**** Source material ****

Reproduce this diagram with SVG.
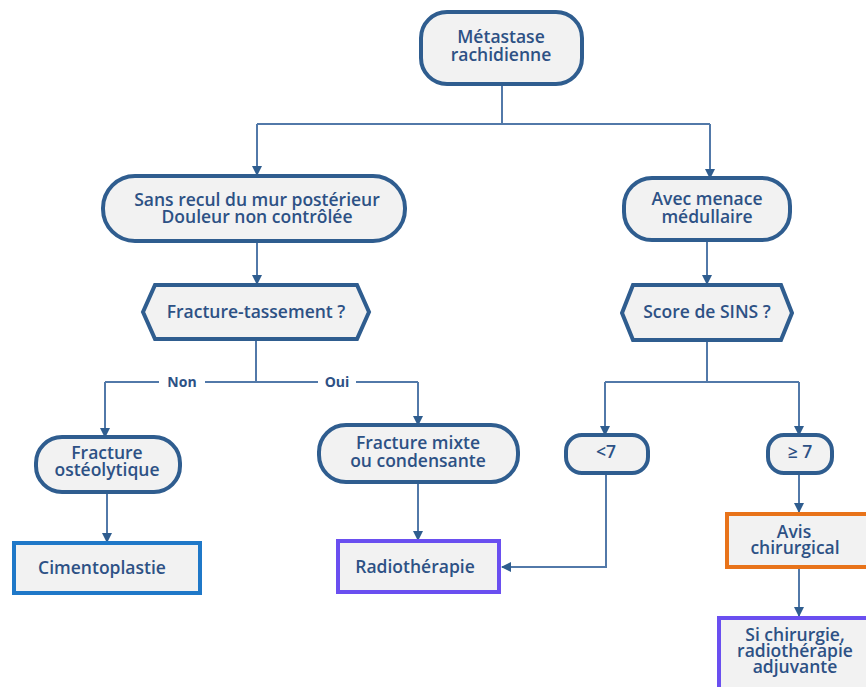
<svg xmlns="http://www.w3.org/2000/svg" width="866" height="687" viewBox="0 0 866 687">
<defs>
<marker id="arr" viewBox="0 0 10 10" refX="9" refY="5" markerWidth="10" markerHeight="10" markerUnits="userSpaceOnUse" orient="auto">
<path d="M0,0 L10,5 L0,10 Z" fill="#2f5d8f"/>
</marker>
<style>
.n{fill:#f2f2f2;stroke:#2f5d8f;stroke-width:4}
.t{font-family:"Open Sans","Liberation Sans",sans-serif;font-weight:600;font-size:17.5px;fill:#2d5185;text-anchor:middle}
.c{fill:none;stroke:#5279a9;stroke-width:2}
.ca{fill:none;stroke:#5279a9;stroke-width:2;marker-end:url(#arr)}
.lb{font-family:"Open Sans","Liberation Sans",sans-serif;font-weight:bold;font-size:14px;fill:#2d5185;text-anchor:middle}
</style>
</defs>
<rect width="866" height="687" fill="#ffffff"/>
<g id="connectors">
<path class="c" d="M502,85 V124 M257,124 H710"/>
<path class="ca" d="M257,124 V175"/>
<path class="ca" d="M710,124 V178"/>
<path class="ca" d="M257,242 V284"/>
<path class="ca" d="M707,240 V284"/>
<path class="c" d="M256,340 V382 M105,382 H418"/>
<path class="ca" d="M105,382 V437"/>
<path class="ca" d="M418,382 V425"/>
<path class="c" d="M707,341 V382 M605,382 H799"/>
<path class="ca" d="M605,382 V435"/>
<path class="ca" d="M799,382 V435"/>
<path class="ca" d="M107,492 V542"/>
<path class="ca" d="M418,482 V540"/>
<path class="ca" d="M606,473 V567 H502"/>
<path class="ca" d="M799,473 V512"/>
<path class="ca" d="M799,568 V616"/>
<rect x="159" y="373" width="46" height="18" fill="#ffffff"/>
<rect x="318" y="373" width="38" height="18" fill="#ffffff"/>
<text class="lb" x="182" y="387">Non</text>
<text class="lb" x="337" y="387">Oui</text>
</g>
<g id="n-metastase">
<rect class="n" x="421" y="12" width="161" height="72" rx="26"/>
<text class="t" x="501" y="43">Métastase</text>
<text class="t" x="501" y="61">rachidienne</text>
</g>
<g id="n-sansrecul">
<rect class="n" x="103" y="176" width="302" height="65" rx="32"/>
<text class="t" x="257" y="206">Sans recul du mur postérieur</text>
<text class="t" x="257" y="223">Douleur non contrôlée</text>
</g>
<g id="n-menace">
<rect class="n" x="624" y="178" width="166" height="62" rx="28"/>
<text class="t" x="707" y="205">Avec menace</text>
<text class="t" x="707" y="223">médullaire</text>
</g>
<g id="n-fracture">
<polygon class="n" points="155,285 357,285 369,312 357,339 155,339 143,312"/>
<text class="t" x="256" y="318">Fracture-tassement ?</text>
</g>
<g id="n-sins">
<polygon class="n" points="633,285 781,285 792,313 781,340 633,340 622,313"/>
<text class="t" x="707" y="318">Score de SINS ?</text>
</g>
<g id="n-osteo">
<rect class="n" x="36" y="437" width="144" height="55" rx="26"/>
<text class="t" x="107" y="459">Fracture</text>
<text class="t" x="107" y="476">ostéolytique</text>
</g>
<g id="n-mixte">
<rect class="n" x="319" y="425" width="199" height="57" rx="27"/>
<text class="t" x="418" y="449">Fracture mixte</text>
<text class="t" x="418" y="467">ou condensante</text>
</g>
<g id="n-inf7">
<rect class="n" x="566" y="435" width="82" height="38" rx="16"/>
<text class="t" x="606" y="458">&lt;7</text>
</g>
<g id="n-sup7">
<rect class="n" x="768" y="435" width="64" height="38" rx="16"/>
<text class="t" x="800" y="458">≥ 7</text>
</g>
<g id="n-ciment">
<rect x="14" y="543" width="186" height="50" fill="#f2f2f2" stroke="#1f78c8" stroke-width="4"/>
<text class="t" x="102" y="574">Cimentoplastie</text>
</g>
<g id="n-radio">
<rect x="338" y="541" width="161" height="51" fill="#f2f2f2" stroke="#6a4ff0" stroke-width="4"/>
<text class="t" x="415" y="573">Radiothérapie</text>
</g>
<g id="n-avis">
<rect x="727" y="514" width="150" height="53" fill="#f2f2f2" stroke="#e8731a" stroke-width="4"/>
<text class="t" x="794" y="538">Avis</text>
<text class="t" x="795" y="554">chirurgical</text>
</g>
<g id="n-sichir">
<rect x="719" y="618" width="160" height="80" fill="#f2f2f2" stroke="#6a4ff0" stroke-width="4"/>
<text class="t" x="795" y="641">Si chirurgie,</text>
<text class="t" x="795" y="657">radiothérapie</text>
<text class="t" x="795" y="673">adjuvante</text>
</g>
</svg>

****

Repeat the data in full and exactly. Omit pictures.

Completed task
Reproduce this diagram with SVG.
<svg xmlns="http://www.w3.org/2000/svg" width="866" height="687" viewBox="0 0 866 687">
<defs>
<marker id="arr" viewBox="0 0 10 10" refX="9" refY="5" markerWidth="10" markerHeight="10" markerUnits="userSpaceOnUse" orient="auto">
<path d="M0,0 L10,5 L0,10 Z" fill="#2f5d8f"/>
</marker>
<style>
.n{fill:#f2f2f2;stroke:#2f5d8f;stroke-width:4}
.t{font-family:"Open Sans","Liberation Sans",sans-serif;font-weight:600;font-size:17.5px;fill:#2d5185;text-anchor:middle}
.c{fill:none;stroke:#5279a9;stroke-width:2}
.ca{fill:none;stroke:#5279a9;stroke-width:2;marker-end:url(#arr)}
.lb{font-family:"Open Sans","Liberation Sans",sans-serif;font-weight:bold;font-size:14px;fill:#2d5185;text-anchor:middle}
</style>
</defs>
<rect width="866" height="687" fill="#ffffff"/>
<g id="connectors">
<path class="c" d="M502,85 V124 M257,124 H710"/>
<path class="ca" d="M257,124 V175"/>
<path class="ca" d="M710,124 V178"/>
<path class="ca" d="M257,242 V284"/>
<path class="ca" d="M707,240 V284"/>
<path class="c" d="M256,340 V382 M105,382 H418"/>
<path class="ca" d="M105,382 V437"/>
<path class="ca" d="M418,382 V425"/>
<path class="c" d="M707,341 V382 M605,382 H799"/>
<path class="ca" d="M605,382 V435"/>
<path class="ca" d="M799,382 V435"/>
<path class="ca" d="M107,492 V542"/>
<path class="ca" d="M418,482 V540"/>
<path class="ca" d="M606,473 V567 H502"/>
<path class="ca" d="M799,473 V512"/>
<path class="ca" d="M799,568 V616"/>
<rect x="159" y="373" width="46" height="18" fill="#ffffff"/>
<rect x="318" y="373" width="38" height="18" fill="#ffffff"/>
<text class="lb" x="182" y="387">Non</text>
<text class="lb" x="337" y="387">Oui</text>
</g>
<g id="n-metastase">
<rect class="n" x="421" y="12" width="161" height="72" rx="26"/>
<text class="t" x="501" y="43">Métastase</text>
<text class="t" x="501" y="61">rachidienne</text>
</g>
<g id="n-sansrecul">
<rect class="n" x="103" y="176" width="302" height="65" rx="32"/>
<text class="t" x="257" y="206">Sans recul du mur postérieur</text>
<text class="t" x="257" y="223">Douleur non contrôlée</text>
</g>
<g id="n-menace">
<rect class="n" x="624" y="178" width="166" height="62" rx="28"/>
<text class="t" x="707" y="205">Avec menace</text>
<text class="t" x="707" y="223">médullaire</text>
</g>
<g id="n-fracture">
<polygon class="n" points="155,285 357,285 369,312 357,339 155,339 143,312"/>
<text class="t" x="256" y="318">Fracture-tassement ?</text>
</g>
<g id="n-sins">
<polygon class="n" points="633,285 781,285 792,313 781,340 633,340 622,313"/>
<text class="t" x="707" y="318">Score de SINS ?</text>
</g>
<g id="n-osteo">
<rect class="n" x="36" y="437" width="144" height="55" rx="26"/>
<text class="t" x="107" y="459">Fracture</text>
<text class="t" x="107" y="476">ostéolytique</text>
</g>
<g id="n-mixte">
<rect class="n" x="319" y="425" width="199" height="57" rx="27"/>
<text class="t" x="418" y="449">Fracture mixte</text>
<text class="t" x="418" y="467">ou condensante</text>
</g>
<g id="n-inf7">
<rect class="n" x="566" y="435" width="82" height="38" rx="16"/>
<text class="t" x="606" y="458">&lt;7</text>
</g>
<g id="n-sup7">
<rect class="n" x="768" y="435" width="64" height="38" rx="16"/>
<text class="t" x="800" y="458">≥ 7</text>
</g>
<g id="n-ciment">
<rect x="14" y="543" width="186" height="50" fill="#f2f2f2" stroke="#1f78c8" stroke-width="4"/>
<text class="t" x="102" y="574">Cimentoplastie</text>
</g>
<g id="n-radio">
<rect x="338" y="541" width="161" height="51" fill="#f2f2f2" stroke="#6a4ff0" stroke-width="4"/>
<text class="t" x="415" y="573">Radiothérapie</text>
</g>
<g id="n-avis">
<rect x="727" y="514" width="150" height="53" fill="#f2f2f2" stroke="#e8731a" stroke-width="4"/>
<text class="t" x="794" y="538">Avis</text>
<text class="t" x="795" y="554">chirurgical</text>
</g>
<g id="n-sichir">
<rect x="719" y="618" width="160" height="80" fill="#f2f2f2" stroke="#6a4ff0" stroke-width="4"/>
<text class="t" x="795" y="641">Si chirurgie,</text>
<text class="t" x="795" y="657">radiothérapie</text>
<text class="t" x="795" y="673">adjuvante</text>
</g>
</svg>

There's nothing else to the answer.